Antidote For Teh Crazy

I know, I know, 9/11 is over, at least for another year, but I'm not quite finished with it. My visit to Watching America this morning provided me with a pretty good analysis of just why I wasn't quite done with this secular Holy Day. It came in the form of an op-ed piece in Italy's La Stampa in which the saga of Rev. Jones, would-be Quran burner, is explored.

How can this obscure reverend in the mood for provocations become a global phenomenon, instead of being pitied by his countrymen? The answer fully involves the world of media that have turned him into a star, that besiege him for days with microphones, cameras, tape recorders and notebooks, and have placed around his trailer dozens of satellite dishes. In order not to miss anything, to revive as soon as possible every incendiary syllable and perhaps even the image of the final fire, that fire of holy books of Islam that would have the immediate effect of lighting up another plethora of idiots who are just waiting for this to happen, at all latitudes. ... [Emphasis added]


But Mario Calabresi, the author of the piece, goes further by examining just what the media could have and should have done with the story of an idiot. He considers the possibility of just ignoring the fool, but ultimately rejects it because while the mainstream media might have other stories worthier of coverage, the internet provides plenty of space for such stories without any of the checks that the mainstream media has to work under.

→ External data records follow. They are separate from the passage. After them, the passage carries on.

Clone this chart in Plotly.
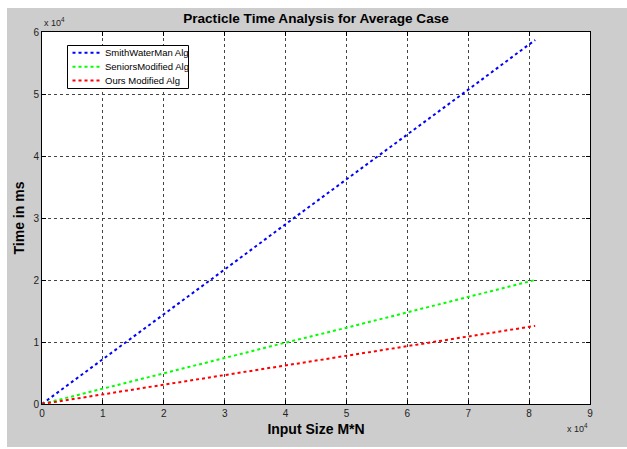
import plotly.graph_objects as go

# Data (input size M*N, time in ms)
input_size = [0, 10000, 20000, 30000, 40000, 50000, 60000, 70000, 80000, 81000]
smith_waterman = [0, 7200, 14500, 21700, 29000, 36200, 43500, 50700, 58000, 58700]
seniors_modified = [0, 2500, 4900, 7400, 9900, 12300, 14800, 17300, 19700, 20000]
ours_modified = [0, 1550, 3100, 4650, 6200, 7800, 9300, 10900, 12400, 12600]

x_ticks = [0, 10000, 20000, 30000, 40000, 50000, 60000, 70000, 80000, 90000]
x_tick_text = ["0", "1", "2", "3", "4", "5", "6", "7", "8", "9"]
y_ticks = [0, 10000, 20000, 30000, 40000, 50000, 60000]
y_tick_text = ["0", "1", "2", "3", "4", "5", "6"]

series = [
    ("SmithWaterMan Alg", smith_waterman, "#0000ff"),
    ("SeniorsModified Alg", seniors_modified, "#00ff00"),
    ("Ours Modified Alg", ours_modified, "#ff0000"),
]

fig = go.Figure()
for name, vals, col in series:
    fig.add_trace(go.Scatter(
        x=input_size, y=vals, name=name, mode="lines",
        line=dict(color=col, width=2, dash="dot"), showlegend=False,
    ))

W, H = 627, 449
L, R, T, B = 42, 590, 32, 404
gray = "#cdcdcd"
FONT = "Liberation Sans, Arial"


def px(xp):
    return (xp - L) / (R - L)


def py(yp):
    return (B - yp) / (B - T)


axis_common = dict(
    showline=True, linecolor="#000000", linewidth=1, mirror="ticks",
    ticks="inside", ticklen=4, tickcolor="#000000",
    showgrid=True, gridcolor="#444444", griddash="dot", gridwidth=1,
    zeroline=False,
    tickfont=dict(family=FONT, size=10, color="#222222"),
)

shapes = [
    dict(type="rect", xref="paper", yref="paper",
         x0=px(0), x1=px(W), y0=py(8), y1=py(-1),
         fillcolor="#ffffff", line=dict(width=0), layer="below"),
    dict(type="rect", xref="paper", yref="paper",
         x0=px(0), x1=px(7), y0=py(H + 1), y1=py(-1),
         fillcolor="#ffffff", line=dict(width=0), layer="below"),
    dict(type="rect", xref="paper", yref="paper",
         x0=px(0), x1=px(W), y0=py(H + 1), y1=py(447),
         fillcolor="#ffffff", line=dict(width=0), layer="below"),
    # legend box
    dict(type="rect", xref="paper", yref="paper",
         x0=px(67.5), x1=px(188.5), y0=py(88.5), y1=py(45.5),
         fillcolor="#ffffff", line=dict(width=1, color="#000000"), layer="above"),
]

annotations = [
    dict(text="x 10<sup>4</sup>", xref="paper", yref="paper",
         x=0, y=py(22), xanchor="left", yanchor="middle", showarrow=False,
         font=dict(family=FONT, size=9, color="#222222")),
    dict(text="x 10<sup>4</sup>", xref="paper", yref="paper",
         x=1, y=py(428), xanchor="right", yanchor="middle", showarrow=False,
         font=dict(family=FONT, size=9, color="#222222")),
]

legend_rows = [52.7, 66.8, 80.5]
for (name, vals, col), yr in zip(series, legend_rows):
    shapes.append(dict(type="line", xref="paper", yref="paper",
                       x0=px(72.5), x1=px(100), y0=py(yr), y1=py(yr),
                       line=dict(color=col, width=2, dash="dot"), layer="above"))
    annotations.append(dict(text=name, xref="paper", yref="paper",
                            x=px(103), y=py(yr), xanchor="left", yanchor="middle",
                            showarrow=False,
                            font=dict(family=FONT, size=9.5, color="#000000")))

fig.update_layout(
    width=W, height=H,
    margin=dict(l=L, r=W - R, t=T, b=H - B),
    paper_bgcolor=gray, plot_bgcolor="#ffffff",
    showlegend=False,
    title=dict(
        text="<b>Practicle Time Analysis for Average Case</b>",
        x=(L + R) / 2 / W, xanchor="center", y=1 - 18 / H, yanchor="middle",
        font=dict(family=FONT, size=13.6, color="#000000"),
    ),
    xaxis=dict(
        range=[0, 90000], tickvals=x_ticks, ticktext=x_tick_text,
        title=dict(text="<b>Input Size M*N</b>", standoff=6,
                   font=dict(family=FONT, size=14, color="#000000")),
        **axis_common,
    ),
    yaxis=dict(
        range=[0, 60000], tickvals=y_ticks, ticktext=y_tick_text,
        title=dict(text="<b>Time in ms</b>", standoff=5,
                   font=dict(family=FONT, size=14, color="#000000")),
        **axis_common,
    ),
    shapes=shapes,
    annotations=annotations,
)

fig.write_html("out.html")
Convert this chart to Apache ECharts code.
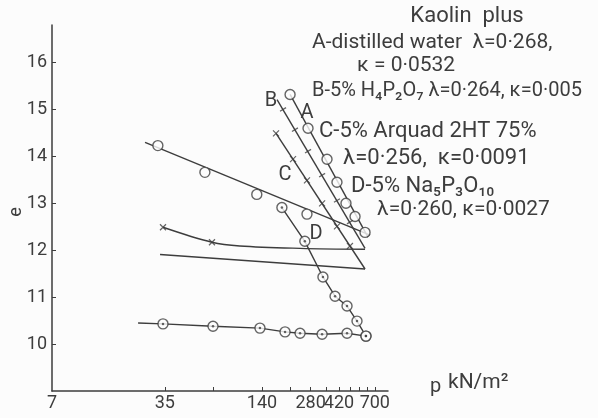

Instead, he suggests that the media could have gone back to real journalism in its coverage:

One thing we could do: a road exists, but it doesn’t pass through censorship or silence — instead it requires the effort of returning every image with its true colors, replacing it into its context. We must do more journalism, not surrender to the avalanche of fake images or slogans.

All the newspapers in the world have talked about the "mosque at ground zero" and many in the world are outraged: Perhaps the effect would have been different if everyone had written that the prayer hall should be built three blocks from the site where the Twin Towers were, and that four blocks away another mosque (which nobody has ever dreamed to close) already exists.

We need to do quality journalism in order to lower the fever of sensationalism: It means that we need to look for data and statistics to give the due weight to our concerns, whether it is the number of crimes, the illegal immigrants, the number of people with swine flu or of mosques with a minaret (in Germany there are 206, in Italy three). It means that we need to give voice to those entitled to speak and not just to the ones who guarantee to make more noise or to put up a show.

To do journalism in this way is difficult, but it is the only road we have to save ourselves from the invasion of the false and the likely, to try to understand something in this global chaos.

From your lips, Mr. Calabresi, to the ears of every editor and executive producer in the world.